Avoid “manual fix, persistent drift” at all costs. Instead, enforce a *GitOps-First* workflow—**all** disk size and perf changes go via code, code review, and CI.
lifecycle {
ignore_changes = [ disk_size_gb ] # Use sparingly; may hide drift!
}
Ignoring changes hides state mismatches, *including* shrinking disks (which Azure doesn’t support, but Terraform may try).
1. SRE files a PR with the disk size change.
2. Peer review ensures it’s the right disk (avoids a fat finger mistake).
3. Merge triggers CI/CD, applies disk resize in the same pipeline as OS change scripts (e.g., `resize2fs` for Linux).
Comment:
- Forces institutional memory in code history.
- Makes drift visible and correctable, not silent.
Don’t equate “Apply Succeeded” with “Healthy Disk.” Drift, silent throttling, and noisy neighbors can all degrade performance.
Proactive teams alert not just on downtime, but pre-failure signals (e.g., 80%+ IOPS saturation).

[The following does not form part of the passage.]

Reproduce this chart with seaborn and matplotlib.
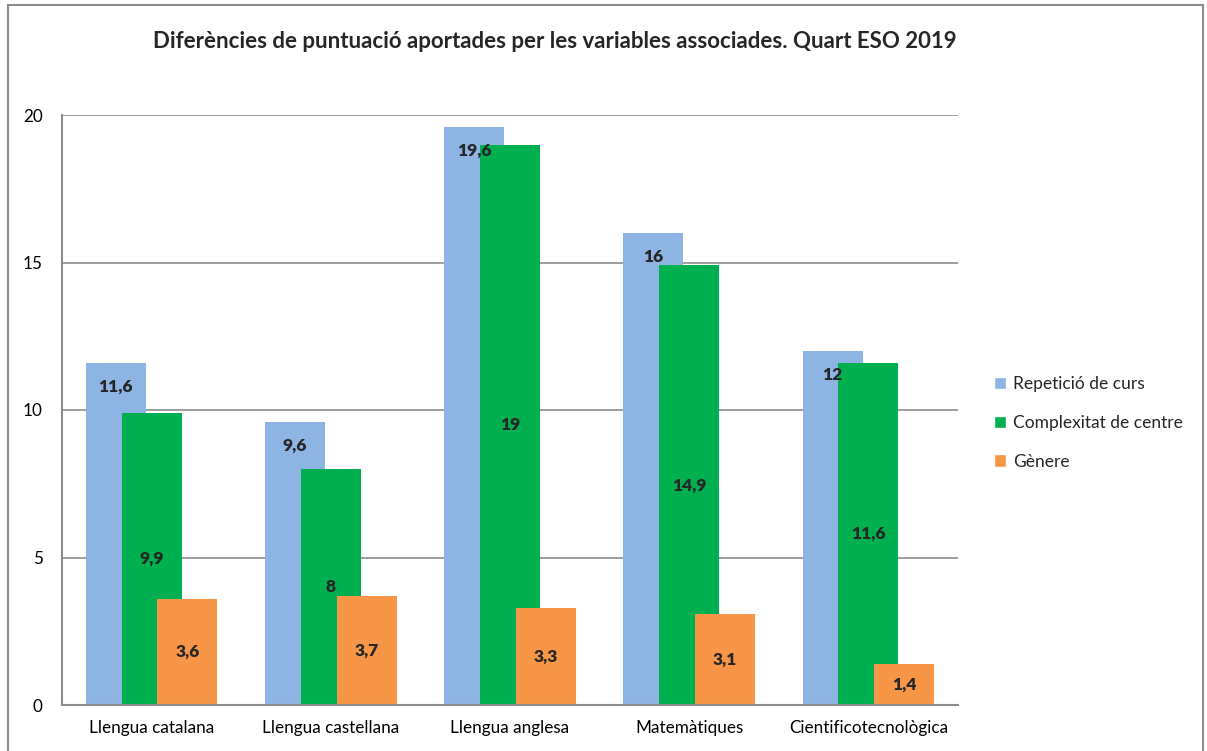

resource "azurerm_monitor_metric_alert" "disk_iops_alert" {
name = "high-disk-iops"
resource_group_name = azurerm_resource_group.main.name
scopes = [azurerm_managed_disk.data.id]
description = "Alert if disk IOPS usage exceeds 80% for 5 minutes"
severity = 2
enabled = true
criteria {
metric_namespace = "Microsoft.Compute/disks"
metric_name = "DiskIOPSConsumedPercentage"
aggregation = "Average"
operator = "GreaterThan"
threshold = 80
}
frequency = "PT1M"
window_size = "PT5M"
}
Comment:
Surface early warning signals—IOPS close to quota will manifest as app latency/timeout before outright IO errors.
Disks in the cloud aren’t “dumb blocks”; they are the persistent substrate of your critical data and a source of hidden blast radius if neglected.
Treat disks as first-class citizens in your infrastructure-as-code systems: never “set and forget,” always monitored, always codified.
The patterns above—defensive lifecycles, decoupled attachment, immutable ops, and proactive monitoring are what set reliable production infra apart from fragile proof-of-concept scripts.